Norway tries to regain lost ground in China
Aside from moving to the commercial capital of Shanghai in January, Norway Seafood Council (NSC)’s China representative Sigmund Bjorgo is planning to up the ante in marketing terms in 2013.
Bjorgo is expecting sales in China will be up 15 percent in 2012 compared to 2010 figures — he doesn’t compare with 2011, given how sales tanked due to newly stringent veterinary inspections faced by Norwegian salmon from February 2011. While 15 percent would be respectable in most industries, it pales next to the 70 percent growth that the council had projected for China before sales slumped in the midst of Chinese official displeasure at the awarding of the 2010 Nobel peace prize to a Chinese dissident writer. Actual salmon consumption in China did in fact grow 70 percent a year over the 2010-2012 period, Bjorgo believes.
The new marketing push may be a response to continued trouble in China for exporters from Norway, which is still getting the diplomatic cold shoulder from China since the award of the Nobel peace prize. Aside from moving to Shanghai (which he sees as more of a trend-setting and corporate hub than Beijing) Bjorgo this year appointed a new public-relations agency to handle both the media and in-store marketing campaigns in China for the NSC. “We want to increase the distribution of our logo and heritage … my big dream is that consumers in China will never again buy only salmon sashimi, rather they will buy Norwegian salmon sashimi.”
Two years ago, Norway had a 90 percent market share in China’s fresh salmon sales and has seen that shrink. Bjorgo points to a huge investment by Norway in growing salmon consumption and its own market share, some of which it has now lost to Scotland and the Faroe Islands, as well as (to a lesser extent) frozen Chilean Atlantic salmon product. Chilean product has “come back strongly,” he says.

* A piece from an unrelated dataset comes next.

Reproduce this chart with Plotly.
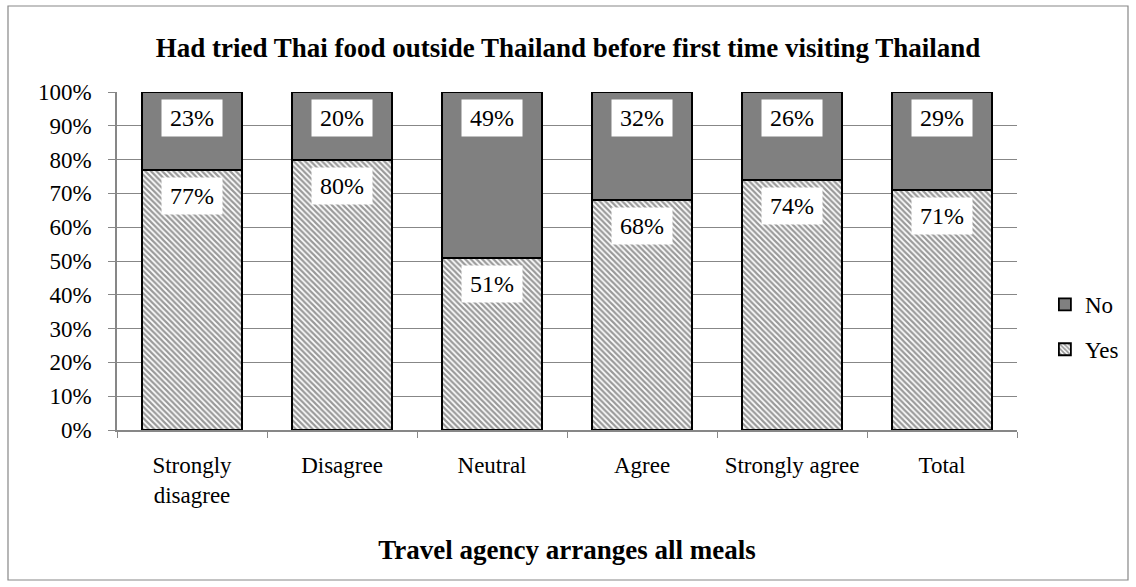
import plotly.graph_objects as go

categories = ["Strongly<br>disagree", "Disagree", "Neutral", "Agree", "Strongly agree", "Total"]
yes_pct = [77, 80, 51, 68, 74, 71]
no_pct = [23, 20, 49, 32, 26, 29]

FONT = "Times New Roman"
GRID = "#878787"

fig = go.Figure()
fig.add_trace(go.Bar(
    x=categories, y=yes_pct, name="Yes", width=0.67,
    legendgroup="yes", legendrank=2,
    marker=dict(color="white", line=dict(color="black", width=1.8),
                pattern=dict(shape="\\", fgcolor="#333333", bgcolor="white",
                             size=4, solidity=0.55)),
))
fig.add_trace(go.Bar(
    x=categories, y=no_pct, name="No", width=0.67,
    legendgroup="no", legendrank=1,
    marker=dict(color="#808080", line=dict(color="black", width=1.8)),
))

# value labels in white boxes near the top of each segment
for cat, y, n in zip(categories, yes_pct, no_pct):
    for top, val in ((y, y), (y + n, n)):
        fig.add_annotation(
            x=cat, y=top, text=f"{val}%", showarrow=False,
            yanchor="top", yshift=-7, bgcolor="white", borderpad=0,
            width=60, height=36,
            font=dict(family=FONT, size=24, color="black"),
        )

# outer chart frame
fig.add_shape(type="rect", xref="paper", yref="paper",
              x0=(8 - 117) / 900, x1=(1128 - 117) / 900,
              y0=(430 - 580) / 338, y1=(430 - 6) / 338,
              line=dict(color=GRID, width=1.2))

fig.update_layout(
    barmode="stack",
    width=1136, height=587,
    margin=dict(l=117, r=119, t=92, b=157, autoexpand=False),
    paper_bgcolor="white", plot_bgcolor="white",
    font=dict(family=FONT, size=23, color="black"),
    title=dict(text="<b>Had tried Thai food outside Thailand before first time visiting Thailand</b>",
               x=0.5, xanchor="center", y=1 - 48 / 587, yanchor="middle",
               font=dict(family=FONT, size=27)),
    legend=dict(x=1.031, y=0.305, xanchor="left", yanchor="middle",
                traceorder="grouped", font=dict(family=FONT, size=23),
                itemwidth=30, tracegroupgap=12),
    showlegend=True,
)
fig.update_xaxes(
    title=dict(text="<b>Travel agency arranges all meals</b>", standoff=33,
               font=dict(family=FONT, size=27)),
    showline=True, linecolor=GRID, linewidth=1.5,
    ticks="outside", tickson="boundaries", ticklen=6, tickcolor=GRID,
    ticklabelstandoff=14,
    tickfont=dict(family=FONT, size=23),
)
fig.update_yaxes(
    range=[0, 100], dtick=10, ticksuffix="%",
    showline=True, linecolor=GRID, linewidth=1.5,
    showgrid=True, gridcolor=GRID, gridwidth=1.3,
    ticks="outside", ticklen=7, tickcolor=GRID,
    ticklabelstandoff=12,
    tickfont=dict(family=FONT, size=23),
)

fig.write_html("out.html")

Bjorgo expects Chinese salmon consumption to grow 30 percent year on year in 2013. “We hope Norway will get its share. And I hope Norway takes back its share … I’m hopeful but not confident.” Long term, the outlook is perhaps more positive: the NSC expects that China will become the world’s leading market for Norwegian salmon and will continue to grow at current rates until 2020. The biggest market for Norwegian salmon currently is Russia — demand which Bjorgo believes is explained by modernization and increased geographical reach of the country’s retail sector.
Clearly working hard to understand the Chinese market, this summer Bjorgo hired researchers to survey and understand China’s growing Japanese restaurant sector: they talked to 175 managers and visited or called 2,600 restaurants — many of them parts of chains like Matsuko and Golden Jaguar.
Bjorgo says the biggest surprise from the survey for him was the sheer number of Japanese-style restaurants in China, from the cheaper Tang Katse Ramen chain (“they don’t so much serve sashimi so are not of interest to us”) to the more expensive sashimi establishments like Golden Jaguar. The research also showed how mainland China remains predominantly a raw salmon market — very little cooked or smoked product is consumed. “This is very unique, compared to Japan or Europe where a large percentage of cooked product is consumed.”
Likewise, much of China’s salmon consumption happens in high-end sashimi restaurants with much less evidence of sushi, which is seen as a cheaper, more filling product. “Five years from now when sashimi is more established then sushi is likely to follow.”
Attempting to capture the home market, Norwegian promotional efforts in 2013 will also include recipes posted on NSC’s Chinese language micro-blog service, as well as cooking demonstrations and tastings at the point of sale. “We focus on weekends, because that’s when most hypermarket sales happen, it’s when people want to treat themselves.”
Hypermarket offerings of Pacific product remain very limited in China. Local consumers and chefs are not yet able to distinguish between Atlantic and Pacific, says Bjorgo, who welcomes Pacific players as a way to increase local knowledge of salmon.